▸ Set exercise: The listing below holds pictures; exclude them. Return exactly the lines from the one with "Convert this chart to matplotlib code." through the one with "xticks = np.arange(0, 91, 10)".

▸ Extracted material:
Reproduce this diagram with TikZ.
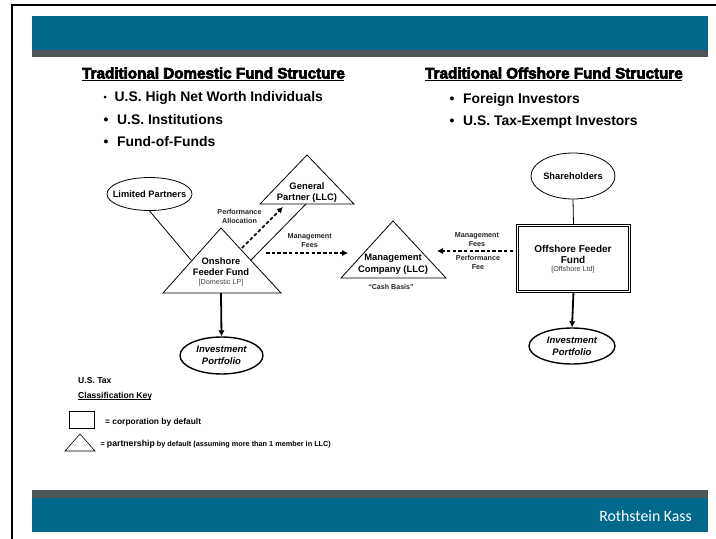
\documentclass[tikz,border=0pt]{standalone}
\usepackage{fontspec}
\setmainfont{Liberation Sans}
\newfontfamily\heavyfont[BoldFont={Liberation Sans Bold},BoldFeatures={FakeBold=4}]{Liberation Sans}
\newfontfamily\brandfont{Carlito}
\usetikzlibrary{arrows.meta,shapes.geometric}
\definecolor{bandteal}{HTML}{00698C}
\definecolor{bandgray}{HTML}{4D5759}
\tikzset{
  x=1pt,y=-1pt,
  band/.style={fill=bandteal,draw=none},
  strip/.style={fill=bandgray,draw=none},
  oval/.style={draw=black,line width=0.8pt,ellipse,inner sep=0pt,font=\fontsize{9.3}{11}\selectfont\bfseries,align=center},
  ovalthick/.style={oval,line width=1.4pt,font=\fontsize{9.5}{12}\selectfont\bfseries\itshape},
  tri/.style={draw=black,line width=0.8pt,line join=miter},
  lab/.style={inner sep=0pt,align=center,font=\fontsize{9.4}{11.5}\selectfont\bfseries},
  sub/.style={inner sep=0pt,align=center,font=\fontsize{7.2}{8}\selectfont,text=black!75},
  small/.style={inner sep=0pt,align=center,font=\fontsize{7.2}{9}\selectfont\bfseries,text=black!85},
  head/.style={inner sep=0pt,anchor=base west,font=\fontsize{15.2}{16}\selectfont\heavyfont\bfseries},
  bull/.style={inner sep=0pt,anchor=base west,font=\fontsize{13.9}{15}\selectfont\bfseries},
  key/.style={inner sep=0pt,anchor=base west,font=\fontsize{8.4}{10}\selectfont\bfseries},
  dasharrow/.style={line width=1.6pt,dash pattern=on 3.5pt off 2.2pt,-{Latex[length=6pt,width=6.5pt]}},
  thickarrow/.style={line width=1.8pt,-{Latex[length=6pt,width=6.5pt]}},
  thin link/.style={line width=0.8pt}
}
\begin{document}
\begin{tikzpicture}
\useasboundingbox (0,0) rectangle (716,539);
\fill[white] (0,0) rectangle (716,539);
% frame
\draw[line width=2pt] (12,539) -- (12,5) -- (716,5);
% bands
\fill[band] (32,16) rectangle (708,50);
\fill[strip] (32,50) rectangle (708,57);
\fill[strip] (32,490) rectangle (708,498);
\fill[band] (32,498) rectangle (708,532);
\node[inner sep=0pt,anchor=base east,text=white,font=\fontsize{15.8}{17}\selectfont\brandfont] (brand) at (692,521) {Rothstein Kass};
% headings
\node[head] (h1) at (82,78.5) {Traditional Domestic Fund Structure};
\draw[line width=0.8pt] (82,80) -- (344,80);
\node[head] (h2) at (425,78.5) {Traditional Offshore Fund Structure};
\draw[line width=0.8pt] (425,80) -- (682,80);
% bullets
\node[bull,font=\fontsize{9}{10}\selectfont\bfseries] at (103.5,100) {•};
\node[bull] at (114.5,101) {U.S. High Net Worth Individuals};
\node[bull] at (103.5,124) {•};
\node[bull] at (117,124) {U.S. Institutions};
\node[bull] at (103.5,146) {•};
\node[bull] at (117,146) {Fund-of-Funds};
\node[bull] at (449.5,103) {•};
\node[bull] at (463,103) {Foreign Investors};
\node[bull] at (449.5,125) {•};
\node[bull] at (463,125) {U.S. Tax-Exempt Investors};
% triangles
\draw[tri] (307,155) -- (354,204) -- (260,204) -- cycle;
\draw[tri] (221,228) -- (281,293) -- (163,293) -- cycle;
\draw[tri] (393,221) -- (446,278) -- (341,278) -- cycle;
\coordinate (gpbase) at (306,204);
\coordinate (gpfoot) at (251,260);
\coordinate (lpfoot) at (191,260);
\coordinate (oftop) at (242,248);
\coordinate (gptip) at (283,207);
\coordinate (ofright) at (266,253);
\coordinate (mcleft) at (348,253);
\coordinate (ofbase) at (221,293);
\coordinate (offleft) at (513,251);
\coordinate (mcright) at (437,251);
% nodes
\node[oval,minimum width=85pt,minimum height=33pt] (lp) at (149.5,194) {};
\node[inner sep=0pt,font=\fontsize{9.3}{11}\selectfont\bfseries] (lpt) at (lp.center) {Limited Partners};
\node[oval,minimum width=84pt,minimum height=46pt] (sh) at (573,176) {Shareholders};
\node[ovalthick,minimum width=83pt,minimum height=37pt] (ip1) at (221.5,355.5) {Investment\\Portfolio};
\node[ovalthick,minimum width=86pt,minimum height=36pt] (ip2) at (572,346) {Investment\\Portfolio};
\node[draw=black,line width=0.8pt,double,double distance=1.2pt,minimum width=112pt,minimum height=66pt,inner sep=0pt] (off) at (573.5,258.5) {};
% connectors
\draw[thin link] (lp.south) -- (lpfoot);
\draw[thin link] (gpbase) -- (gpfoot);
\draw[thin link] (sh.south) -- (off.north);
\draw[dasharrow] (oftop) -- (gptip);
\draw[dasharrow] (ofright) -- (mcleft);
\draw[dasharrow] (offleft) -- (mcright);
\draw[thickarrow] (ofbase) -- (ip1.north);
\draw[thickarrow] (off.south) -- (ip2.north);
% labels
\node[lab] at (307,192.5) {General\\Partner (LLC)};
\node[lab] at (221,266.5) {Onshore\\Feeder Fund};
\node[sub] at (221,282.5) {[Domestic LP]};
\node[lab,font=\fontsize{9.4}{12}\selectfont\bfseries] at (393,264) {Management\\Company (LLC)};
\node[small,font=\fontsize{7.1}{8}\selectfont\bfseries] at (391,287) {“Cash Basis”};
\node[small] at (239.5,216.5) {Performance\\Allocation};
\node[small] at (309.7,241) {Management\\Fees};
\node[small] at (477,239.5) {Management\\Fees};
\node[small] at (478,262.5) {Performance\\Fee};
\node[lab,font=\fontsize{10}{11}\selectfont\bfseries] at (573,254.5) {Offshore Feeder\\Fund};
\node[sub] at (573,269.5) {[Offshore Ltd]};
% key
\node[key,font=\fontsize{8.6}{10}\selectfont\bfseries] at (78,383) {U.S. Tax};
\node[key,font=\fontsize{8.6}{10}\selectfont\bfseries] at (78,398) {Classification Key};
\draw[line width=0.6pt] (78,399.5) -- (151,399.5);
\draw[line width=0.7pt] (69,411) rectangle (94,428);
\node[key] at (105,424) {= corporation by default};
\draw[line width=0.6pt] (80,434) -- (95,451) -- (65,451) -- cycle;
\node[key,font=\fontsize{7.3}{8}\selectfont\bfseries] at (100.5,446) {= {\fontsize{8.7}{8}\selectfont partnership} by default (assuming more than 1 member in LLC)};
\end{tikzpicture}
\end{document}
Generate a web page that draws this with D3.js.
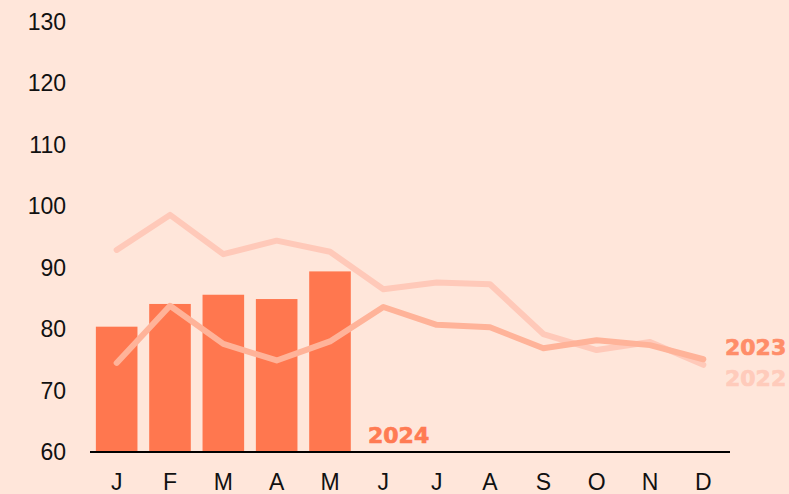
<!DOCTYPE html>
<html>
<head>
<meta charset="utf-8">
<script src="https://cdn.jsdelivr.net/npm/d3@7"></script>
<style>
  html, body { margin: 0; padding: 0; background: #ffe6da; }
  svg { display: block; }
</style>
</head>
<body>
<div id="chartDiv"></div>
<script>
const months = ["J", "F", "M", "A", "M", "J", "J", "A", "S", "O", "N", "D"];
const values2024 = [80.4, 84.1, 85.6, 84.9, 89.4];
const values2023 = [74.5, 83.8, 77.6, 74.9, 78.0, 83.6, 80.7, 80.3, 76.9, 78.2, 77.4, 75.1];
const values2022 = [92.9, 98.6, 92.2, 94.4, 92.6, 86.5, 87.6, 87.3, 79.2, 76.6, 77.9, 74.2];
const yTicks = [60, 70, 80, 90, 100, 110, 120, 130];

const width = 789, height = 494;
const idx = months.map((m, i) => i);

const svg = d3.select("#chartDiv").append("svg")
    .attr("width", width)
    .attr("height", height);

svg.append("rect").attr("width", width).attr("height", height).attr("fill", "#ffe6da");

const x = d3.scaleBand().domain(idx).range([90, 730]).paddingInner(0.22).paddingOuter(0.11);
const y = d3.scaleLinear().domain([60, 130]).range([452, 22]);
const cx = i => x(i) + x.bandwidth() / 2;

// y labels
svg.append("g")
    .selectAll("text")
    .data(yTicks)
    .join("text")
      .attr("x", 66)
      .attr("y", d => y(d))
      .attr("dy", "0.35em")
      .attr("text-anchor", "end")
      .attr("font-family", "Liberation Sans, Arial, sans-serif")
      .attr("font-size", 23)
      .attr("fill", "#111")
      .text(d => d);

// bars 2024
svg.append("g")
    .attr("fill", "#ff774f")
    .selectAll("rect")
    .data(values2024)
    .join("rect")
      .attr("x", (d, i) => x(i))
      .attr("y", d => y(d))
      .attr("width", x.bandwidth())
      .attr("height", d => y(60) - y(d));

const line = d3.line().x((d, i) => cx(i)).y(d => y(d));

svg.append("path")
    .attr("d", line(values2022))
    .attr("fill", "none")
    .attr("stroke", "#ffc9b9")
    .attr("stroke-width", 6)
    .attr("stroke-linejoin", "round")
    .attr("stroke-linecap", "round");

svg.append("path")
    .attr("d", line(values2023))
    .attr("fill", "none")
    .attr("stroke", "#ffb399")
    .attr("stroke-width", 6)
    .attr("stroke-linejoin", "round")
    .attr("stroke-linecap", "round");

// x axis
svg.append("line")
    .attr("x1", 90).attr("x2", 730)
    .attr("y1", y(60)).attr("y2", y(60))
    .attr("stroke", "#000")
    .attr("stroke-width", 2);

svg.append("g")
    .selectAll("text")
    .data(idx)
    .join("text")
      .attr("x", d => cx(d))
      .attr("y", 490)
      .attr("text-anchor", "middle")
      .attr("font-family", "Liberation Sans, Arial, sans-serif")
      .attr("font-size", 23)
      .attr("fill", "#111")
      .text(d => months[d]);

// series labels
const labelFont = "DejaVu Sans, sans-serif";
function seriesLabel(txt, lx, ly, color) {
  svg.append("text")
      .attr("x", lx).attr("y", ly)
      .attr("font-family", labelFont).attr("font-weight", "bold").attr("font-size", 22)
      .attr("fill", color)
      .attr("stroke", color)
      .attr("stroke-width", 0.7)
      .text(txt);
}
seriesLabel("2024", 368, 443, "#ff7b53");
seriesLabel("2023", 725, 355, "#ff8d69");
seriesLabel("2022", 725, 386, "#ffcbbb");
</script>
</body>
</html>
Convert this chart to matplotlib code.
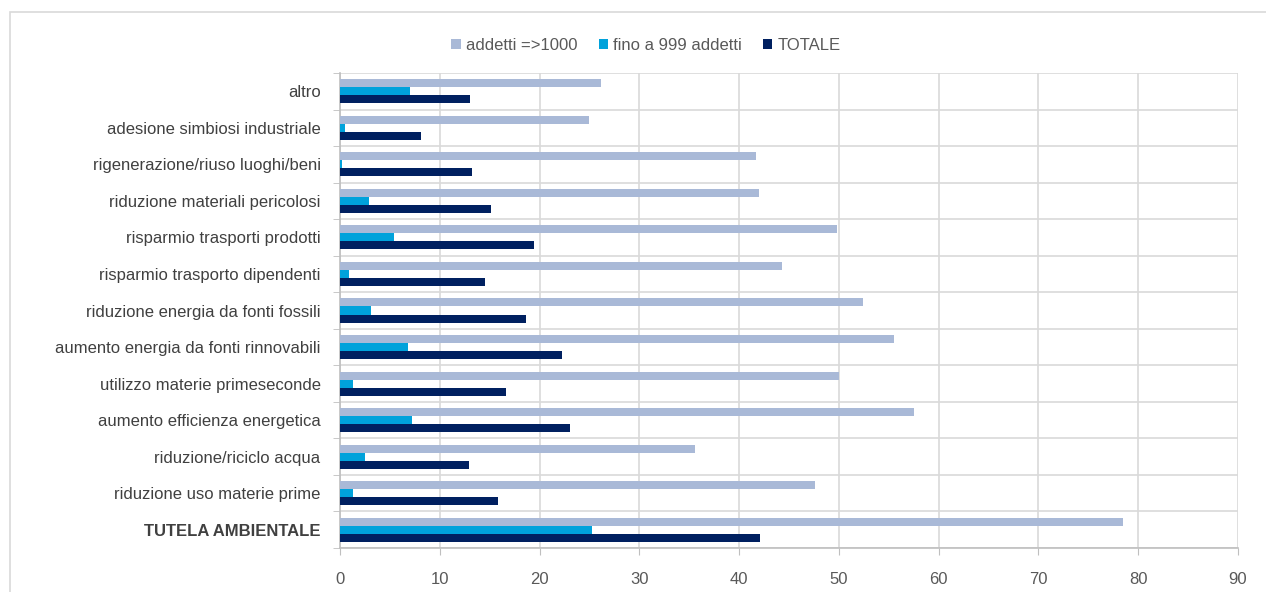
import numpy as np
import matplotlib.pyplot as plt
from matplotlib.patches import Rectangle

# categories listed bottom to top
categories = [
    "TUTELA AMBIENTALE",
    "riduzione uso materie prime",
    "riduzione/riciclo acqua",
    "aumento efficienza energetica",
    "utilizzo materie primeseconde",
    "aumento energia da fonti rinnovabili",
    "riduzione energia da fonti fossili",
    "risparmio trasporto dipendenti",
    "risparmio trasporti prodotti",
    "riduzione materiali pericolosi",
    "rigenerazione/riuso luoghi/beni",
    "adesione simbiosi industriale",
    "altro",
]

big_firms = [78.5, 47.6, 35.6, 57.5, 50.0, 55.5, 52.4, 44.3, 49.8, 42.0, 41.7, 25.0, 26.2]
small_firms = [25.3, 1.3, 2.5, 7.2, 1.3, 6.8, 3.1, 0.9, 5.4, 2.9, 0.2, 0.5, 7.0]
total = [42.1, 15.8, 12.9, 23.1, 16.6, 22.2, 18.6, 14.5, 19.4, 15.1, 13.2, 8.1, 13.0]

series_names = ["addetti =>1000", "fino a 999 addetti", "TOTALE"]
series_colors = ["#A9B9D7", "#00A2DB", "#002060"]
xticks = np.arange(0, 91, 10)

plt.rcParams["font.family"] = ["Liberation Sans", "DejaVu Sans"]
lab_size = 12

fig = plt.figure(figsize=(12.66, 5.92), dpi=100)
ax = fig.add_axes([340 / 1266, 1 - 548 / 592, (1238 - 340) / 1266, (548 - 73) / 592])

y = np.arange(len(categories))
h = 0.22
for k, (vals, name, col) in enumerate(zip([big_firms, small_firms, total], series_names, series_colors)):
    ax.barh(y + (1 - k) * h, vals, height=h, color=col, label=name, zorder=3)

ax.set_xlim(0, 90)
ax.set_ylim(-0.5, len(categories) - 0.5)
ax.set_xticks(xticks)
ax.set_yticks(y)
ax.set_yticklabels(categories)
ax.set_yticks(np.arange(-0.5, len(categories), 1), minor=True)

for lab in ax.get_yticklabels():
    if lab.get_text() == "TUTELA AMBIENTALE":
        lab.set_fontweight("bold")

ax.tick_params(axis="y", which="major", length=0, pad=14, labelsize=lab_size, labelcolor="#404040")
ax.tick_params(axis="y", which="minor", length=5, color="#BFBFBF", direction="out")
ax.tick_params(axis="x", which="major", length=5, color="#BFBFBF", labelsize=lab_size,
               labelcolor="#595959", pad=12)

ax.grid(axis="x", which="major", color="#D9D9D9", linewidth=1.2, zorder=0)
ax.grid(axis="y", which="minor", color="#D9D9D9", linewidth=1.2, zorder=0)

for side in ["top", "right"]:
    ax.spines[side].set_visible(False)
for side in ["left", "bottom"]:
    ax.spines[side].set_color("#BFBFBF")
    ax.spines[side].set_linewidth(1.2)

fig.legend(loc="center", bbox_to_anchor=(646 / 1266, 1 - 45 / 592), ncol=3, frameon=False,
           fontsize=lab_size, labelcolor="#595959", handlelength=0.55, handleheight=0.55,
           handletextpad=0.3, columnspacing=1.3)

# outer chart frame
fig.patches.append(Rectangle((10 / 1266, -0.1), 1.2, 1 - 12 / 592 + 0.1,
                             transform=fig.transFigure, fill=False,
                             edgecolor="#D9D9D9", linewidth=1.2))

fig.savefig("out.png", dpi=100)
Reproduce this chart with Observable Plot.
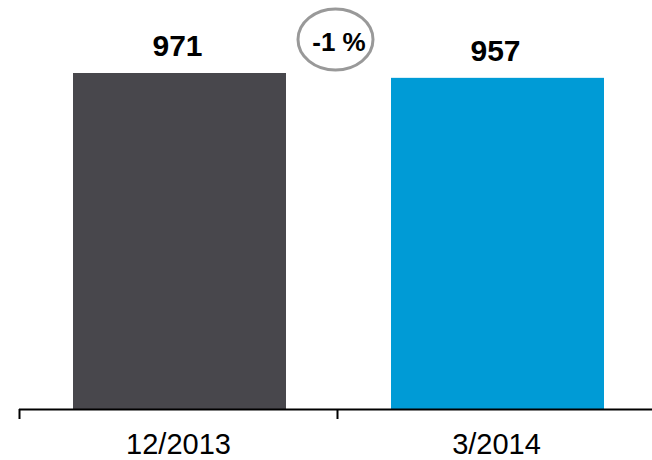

▸ Output for this task:
Convert this chart to matplotlib code.
import numpy as np
import matplotlib.pyplot as plt
from matplotlib.patches import Rectangle

# categories listed bottom to top
categories = [
    "TUTELA AMBIENTALE",
    "riduzione uso materie prime",
    "riduzione/riciclo acqua",
    "aumento efficienza energetica",
    "utilizzo materie primeseconde",
    "aumento energia da fonti rinnovabili",
    "riduzione energia da fonti fossili",
    "risparmio trasporto dipendenti",
    "risparmio trasporti prodotti",
    "riduzione materiali pericolosi",
    "rigenerazione/riuso luoghi/beni",
    "adesione simbiosi industriale",
    "altro",
]

big_firms = [78.5, 47.6, 35.6, 57.5, 50.0, 55.5, 52.4, 44.3, 49.8, 42.0, 41.7, 25.0, 26.2]
small_firms = [25.3, 1.3, 2.5, 7.2, 1.3, 6.8, 3.1, 0.9, 5.4, 2.9, 0.2, 0.5, 7.0]
total = [42.1, 15.8, 12.9, 23.1, 16.6, 22.2, 18.6, 14.5, 19.4, 15.1, 13.2, 8.1, 13.0]

series_names = ["addetti =>1000", "fino a 999 addetti", "TOTALE"]
series_colors = ["#A9B9D7", "#00A2DB", "#002060"]
xticks = np.arange(0, 91, 10)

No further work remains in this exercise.